For others it’s rather an aspect of their catholicity which involves an almost mystical belief in the rightness of catholic tradition and order as an unchanging, holy structure in the midst of time and change. This too is a form of idolatry whereby the unchangeableness of God is transferred to the church. These people too, need help.
But why do decent people become idolaters? I’m afraid that the answer has to be that such idolatry meets their needs in a way that orthodoxy can’t. Perhaps they hate women. Perhaps they are women who hate other women having power. Perhaps they are people who can’t live without certainty that they’re right. Perhaps they are men who’ve never escaped from their English public school boys – group. Perhaps they are desperately troubled by the follies of the modern world and need something to hang on to. Perhaps they can’t see how Christian faith can survive without either an authoritative church or an authoritative book.
None of these needs however can justify the transfer of attributes of the eternal God to worldly persons, objects or institutions. (Well, what about Jesus then? Good question. The answer is that the only human who can bear the name of God is the one who poured out his human life for others, the one who made himself nothing, he only, the crucified, can be called God of God and light of light.)
As regards scripture, tradition and institutional church, there is a vital truth. They are not divine, not do they derive directly from God. All three are the creation of human imagination, trust, courage and hope; all three are therefore fallible, even if they are also inspired by God’s love; all three have also been chosen by believers because they liked them enough to give them their allegiance. Nobody can hide behind them, saying the scriptures command, tradition requires, the church teaches. We are responsible for what we believe because we choose to believe it. Christians are no more excused by saying we are only obeying orders than Nazis were. If for example scripture appears to tell us we should do or think something otherwise abhorrent, we must ask ourselves whether we will obey it. And if we decide to disobey we must ask if that affects our view of scriptures as a whole, and perhaps our view of belief as a whole.

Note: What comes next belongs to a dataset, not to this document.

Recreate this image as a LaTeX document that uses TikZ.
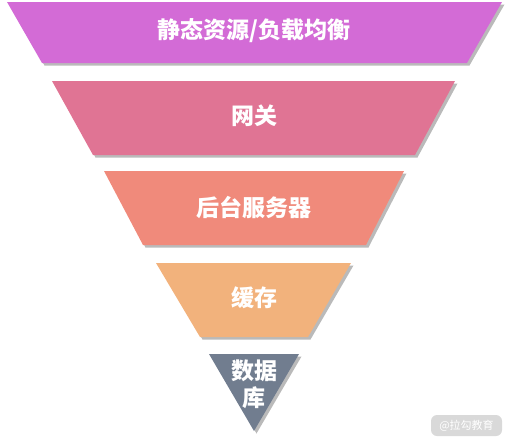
\documentclass[tikz,border=0pt]{standalone}
\usepackage{fontspec}
\newfontfamily\cjk{Noto Sans CJK SC}
\usepackage{tikz}
\usetikzlibrary{shadows}
\definecolor{cstatic}{HTML}{D36BD6}
\definecolor{cgate}{HTML}{E07494}
\definecolor{cserver}{HTML}{F08A7B}
\definecolor{ccache}{HTML}{F2B27C}
\definecolor{cdb}{HTML}{717D8F}
\tikzset{
    layer/.style={
    draw=none,drop shadow={shadow xshift=2.5pt,shadow yshift=-2.5pt,opacity=0.45,fill=black!60}
    },
    label/.style={
    text=white,font=\cjk\bfseries\fontsize{23}{27}\selectfont,align=center,inner sep=0pt
    },
    wmark/.style={
    rectangle,rounded corners=6pt,fill=black!15,text=white,font=\cjk\fontsize{11}{13}\selectfont,
    minimum width=71pt,minimum height=21pt,inner sep=0pt
    },
}
\begin{document}
\begin{tikzpicture}[x=1pt,y=-1pt]
   \useasboundingbox (0,0) rectangle (508,442);
   % funnel layers
   \fill[layer,fill=cstatic] (7,2) -- (502,2) -- (467,63) -- (42,63) -- cycle;
   \fill[layer,fill=cgate] (52,81) -- (455,81) -- (415,155) -- (93,155) -- cycle;
   \fill[layer,fill=cserver] (104,171) -- (404,171) -- (366,245) -- (143,245) -- cycle;
   \fill[layer,fill=ccache] (156,263) -- (351,263) -- (308,337) -- (200,337) -- cycle;
   \fill[layer,fill=cdb] (209,354) -- (299,354) -- (254,431) -- cycle;

   \node[label] (lstatic) at (254,31) {静态资源/负载均衡};
   \node[label] (lgate) at (254,116) {网关};
   \node[label] (lserver) at (254,208) {后台服务器};
   \node[label] (lcache) at (254,298) {缓存};
   \node[label] (ldb) at (254,384) {数据\\库};

   \node[wmark] (wm) at (466.5,425.5) {@拉勾教育};
\end{tikzpicture}
\end{document}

If I really thought that scripture, tradition or church required me to consider women as unfit for authority amongst God’s people, I would bin the lot and good riddance. As it is, I recognise that all three are human creations, requiring interpretation and correction with the aid of fellow believers and God’s spirit. I can see that the scriptural witness about women’s authority is more various than the church has usually acknowledged, even while I think I can see in scripture and early Catholicism a weakening of Jesus’ radical, scandalous treatment of women as equal with men.
Unfortunately this deprives me of three pseudo-Gods which spare many people the effort of thought. Thank God there are many people in the Church of England prepared to make this effort even if it brings the church into temporary disorder.